The program obeyed by the CPU initiates IO by issuing a SIO instruction that designates a channel and locates a channel program in main storage for the channel to execute. When the channel program finishes it signals an interrupt to some CPU.
A channel program is composed of channel control words (CCWs) which have operation codes, called orders, that are interpreted by the channel. Most orders are also sent to the currently connected device. The channel does minimal decoding of the order to distinguish the direction of the ensuing data flow. There are read orders and write orders. The CCWs also holds addresses and byte counts of data to be transferred. The various IO devices discriminate further the meanings of the orders.
For example, the meaning of a CCW might be:
Send this read order: 42, to the device and when data start arriving, put them into locations 41000, but no more than 1000 bytes.A bit in the CCW would direct the channel to go onto (chain to) the next CCW for another address and length with which to continue the transfer. The order there is ignored.
There is a conditional transfer CCW that is interpreted just by the channel which transfers to a new sequence of CCWs if a certain recent signal from the IO device was 1. Thus a channel program is a network of read and write operations with embedded real addresses. The real channels were a bit more complex than this but this much detail will illustrate all of the points I want to talk about.

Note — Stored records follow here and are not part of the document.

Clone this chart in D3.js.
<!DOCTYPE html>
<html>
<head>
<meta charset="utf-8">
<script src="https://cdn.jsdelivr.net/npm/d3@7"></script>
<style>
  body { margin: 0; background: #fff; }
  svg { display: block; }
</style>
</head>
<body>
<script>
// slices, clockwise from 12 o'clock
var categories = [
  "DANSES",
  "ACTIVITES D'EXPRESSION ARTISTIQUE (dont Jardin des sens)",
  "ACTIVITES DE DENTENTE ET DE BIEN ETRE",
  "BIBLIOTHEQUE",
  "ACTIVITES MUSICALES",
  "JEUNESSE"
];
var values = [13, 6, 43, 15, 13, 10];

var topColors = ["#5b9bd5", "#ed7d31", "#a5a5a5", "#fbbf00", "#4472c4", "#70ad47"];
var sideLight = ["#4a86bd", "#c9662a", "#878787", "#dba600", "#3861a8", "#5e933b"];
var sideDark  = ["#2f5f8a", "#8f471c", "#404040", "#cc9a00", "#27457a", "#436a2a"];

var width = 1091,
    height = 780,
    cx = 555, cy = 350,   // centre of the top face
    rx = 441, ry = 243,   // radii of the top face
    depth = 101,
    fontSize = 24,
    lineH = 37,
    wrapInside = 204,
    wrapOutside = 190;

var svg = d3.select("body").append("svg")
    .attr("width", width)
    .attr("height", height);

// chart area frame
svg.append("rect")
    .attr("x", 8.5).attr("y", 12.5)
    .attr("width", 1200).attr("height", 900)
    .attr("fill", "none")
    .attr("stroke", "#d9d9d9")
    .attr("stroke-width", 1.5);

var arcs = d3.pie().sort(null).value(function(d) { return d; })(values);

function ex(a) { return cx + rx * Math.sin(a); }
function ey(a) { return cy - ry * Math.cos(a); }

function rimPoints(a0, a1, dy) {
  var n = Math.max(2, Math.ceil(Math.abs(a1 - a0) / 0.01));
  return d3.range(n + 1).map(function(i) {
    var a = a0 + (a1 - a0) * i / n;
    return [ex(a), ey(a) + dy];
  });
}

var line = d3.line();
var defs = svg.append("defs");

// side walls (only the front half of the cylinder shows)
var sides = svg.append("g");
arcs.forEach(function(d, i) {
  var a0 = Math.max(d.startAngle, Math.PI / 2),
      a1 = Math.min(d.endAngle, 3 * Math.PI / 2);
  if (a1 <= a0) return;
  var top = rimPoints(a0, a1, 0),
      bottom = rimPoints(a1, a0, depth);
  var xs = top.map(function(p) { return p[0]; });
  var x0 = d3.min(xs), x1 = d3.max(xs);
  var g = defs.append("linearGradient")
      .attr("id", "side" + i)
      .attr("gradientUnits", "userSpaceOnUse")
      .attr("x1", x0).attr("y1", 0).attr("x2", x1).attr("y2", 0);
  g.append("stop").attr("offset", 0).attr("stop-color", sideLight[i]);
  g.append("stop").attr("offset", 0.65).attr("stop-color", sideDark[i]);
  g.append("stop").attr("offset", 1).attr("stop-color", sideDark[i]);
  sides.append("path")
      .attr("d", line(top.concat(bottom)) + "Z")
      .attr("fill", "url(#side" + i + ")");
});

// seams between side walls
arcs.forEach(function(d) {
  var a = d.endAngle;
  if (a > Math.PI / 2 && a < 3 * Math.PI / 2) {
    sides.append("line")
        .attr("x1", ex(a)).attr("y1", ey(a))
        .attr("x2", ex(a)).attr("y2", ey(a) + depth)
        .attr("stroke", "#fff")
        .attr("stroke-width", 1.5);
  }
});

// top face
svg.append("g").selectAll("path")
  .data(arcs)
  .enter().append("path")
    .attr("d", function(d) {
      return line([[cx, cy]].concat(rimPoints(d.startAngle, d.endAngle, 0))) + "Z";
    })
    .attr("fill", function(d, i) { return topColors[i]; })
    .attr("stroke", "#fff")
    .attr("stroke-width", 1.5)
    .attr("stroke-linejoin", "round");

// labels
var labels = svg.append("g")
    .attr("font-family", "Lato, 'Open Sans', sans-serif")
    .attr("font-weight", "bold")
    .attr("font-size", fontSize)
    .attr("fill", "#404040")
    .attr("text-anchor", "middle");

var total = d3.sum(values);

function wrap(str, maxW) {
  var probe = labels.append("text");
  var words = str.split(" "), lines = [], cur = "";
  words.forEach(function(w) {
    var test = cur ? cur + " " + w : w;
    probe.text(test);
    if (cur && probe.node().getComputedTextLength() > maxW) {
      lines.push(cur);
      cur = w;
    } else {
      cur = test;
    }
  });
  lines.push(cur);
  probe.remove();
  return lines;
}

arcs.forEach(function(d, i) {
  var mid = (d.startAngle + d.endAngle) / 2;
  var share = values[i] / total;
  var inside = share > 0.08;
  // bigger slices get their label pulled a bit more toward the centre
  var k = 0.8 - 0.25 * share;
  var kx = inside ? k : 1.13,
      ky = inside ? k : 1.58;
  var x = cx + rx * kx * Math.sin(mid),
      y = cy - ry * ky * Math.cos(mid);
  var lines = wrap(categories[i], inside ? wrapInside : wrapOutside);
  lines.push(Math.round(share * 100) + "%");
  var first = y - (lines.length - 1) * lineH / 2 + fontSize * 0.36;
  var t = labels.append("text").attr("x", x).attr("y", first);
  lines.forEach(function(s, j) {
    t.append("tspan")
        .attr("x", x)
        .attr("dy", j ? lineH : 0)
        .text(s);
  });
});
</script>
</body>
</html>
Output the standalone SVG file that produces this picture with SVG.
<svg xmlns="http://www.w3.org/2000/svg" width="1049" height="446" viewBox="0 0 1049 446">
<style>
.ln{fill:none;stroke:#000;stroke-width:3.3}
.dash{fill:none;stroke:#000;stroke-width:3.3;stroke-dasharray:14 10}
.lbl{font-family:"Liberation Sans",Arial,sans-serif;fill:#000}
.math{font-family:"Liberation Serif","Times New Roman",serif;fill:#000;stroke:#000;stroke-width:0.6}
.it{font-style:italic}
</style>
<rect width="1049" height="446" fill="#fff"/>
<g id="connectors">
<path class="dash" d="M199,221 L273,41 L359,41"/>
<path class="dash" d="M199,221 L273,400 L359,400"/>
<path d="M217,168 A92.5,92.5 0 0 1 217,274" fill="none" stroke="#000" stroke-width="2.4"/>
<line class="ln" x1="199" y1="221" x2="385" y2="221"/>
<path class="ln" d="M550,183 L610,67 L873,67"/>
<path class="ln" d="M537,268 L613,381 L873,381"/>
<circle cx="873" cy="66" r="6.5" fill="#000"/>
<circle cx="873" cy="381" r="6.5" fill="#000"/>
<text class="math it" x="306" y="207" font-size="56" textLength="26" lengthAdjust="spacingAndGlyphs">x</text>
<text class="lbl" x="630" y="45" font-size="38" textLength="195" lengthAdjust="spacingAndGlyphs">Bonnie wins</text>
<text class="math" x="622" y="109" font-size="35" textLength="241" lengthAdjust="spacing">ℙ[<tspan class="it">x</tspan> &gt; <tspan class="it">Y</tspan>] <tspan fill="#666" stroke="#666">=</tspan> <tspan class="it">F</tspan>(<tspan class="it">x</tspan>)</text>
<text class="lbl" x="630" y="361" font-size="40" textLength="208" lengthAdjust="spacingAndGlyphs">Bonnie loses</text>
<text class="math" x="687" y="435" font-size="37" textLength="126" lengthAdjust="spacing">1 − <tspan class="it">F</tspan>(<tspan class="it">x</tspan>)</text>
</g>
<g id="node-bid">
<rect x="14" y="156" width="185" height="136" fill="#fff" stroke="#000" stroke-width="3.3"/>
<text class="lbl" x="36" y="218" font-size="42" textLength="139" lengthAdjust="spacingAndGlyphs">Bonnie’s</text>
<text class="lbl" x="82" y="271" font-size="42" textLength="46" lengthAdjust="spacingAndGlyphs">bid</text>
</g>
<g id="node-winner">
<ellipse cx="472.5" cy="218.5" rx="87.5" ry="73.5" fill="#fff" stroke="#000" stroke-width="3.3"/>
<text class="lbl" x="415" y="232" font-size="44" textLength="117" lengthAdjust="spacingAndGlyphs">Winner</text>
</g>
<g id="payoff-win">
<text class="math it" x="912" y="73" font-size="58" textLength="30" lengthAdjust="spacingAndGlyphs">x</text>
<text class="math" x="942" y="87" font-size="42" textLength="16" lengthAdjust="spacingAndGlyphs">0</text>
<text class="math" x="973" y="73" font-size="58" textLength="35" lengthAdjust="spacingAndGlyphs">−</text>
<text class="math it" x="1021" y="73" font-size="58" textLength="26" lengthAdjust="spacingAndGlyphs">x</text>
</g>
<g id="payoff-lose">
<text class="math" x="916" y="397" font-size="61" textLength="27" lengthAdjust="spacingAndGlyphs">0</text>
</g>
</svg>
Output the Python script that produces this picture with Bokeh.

When VM/370 finds that a guest program has attempted to execute a SIO instruction, it consults the device address provided by the guest to determine the meaning of the SIO. Often the guest has been allocated a real device that behaves much like the guest imagines. In this case VM/370 translates the channel program to a real channel program which some real channel then executes. The translated channel program has real addresses where the virtual program has virtual addresses.
As the virtual channel program is translated it is necessary to lock down the pages to which the program refers since the point of SIO is the last time that delays can be tolerated. Pages are brought into RAM if necessary.
When a virtual CCW describes a range of virtual addresses crossing a page boundary, a chained CCW in the translated channel program does the trick.
When it comes time to translate a conditional transfer CCW the translator recalls whether the target of the transfer has already been translated and if so, compiles a conditional transfer to the already translated CCW.
Do you see the bug?
First note that read CCWs require write access to RAM while write CCWs require read access. The already translated CCW may have belonged to a chained sequence of write operations. Such operations require only that the program issuing the SIO have read access to the page. If a transfer CCW follows a read CCW then the translator will already have ensured that the program has write access those addresses identified in the read CCW. The program must also have write access to the RAM in the already translated CCW, lest the effect is to write RAM that the program lacks legitimate write access to.
I think that the cleanest fix was to remember whether each translated CCW had been in write mode as it was translated. Translating a conditional transfer during a read sequence of CCWs requires that the already translated CCW have been translated in read mode. If no such translated CCW exists, begin a new translation as if no translation had been found. This new translation will check for write access to RAM.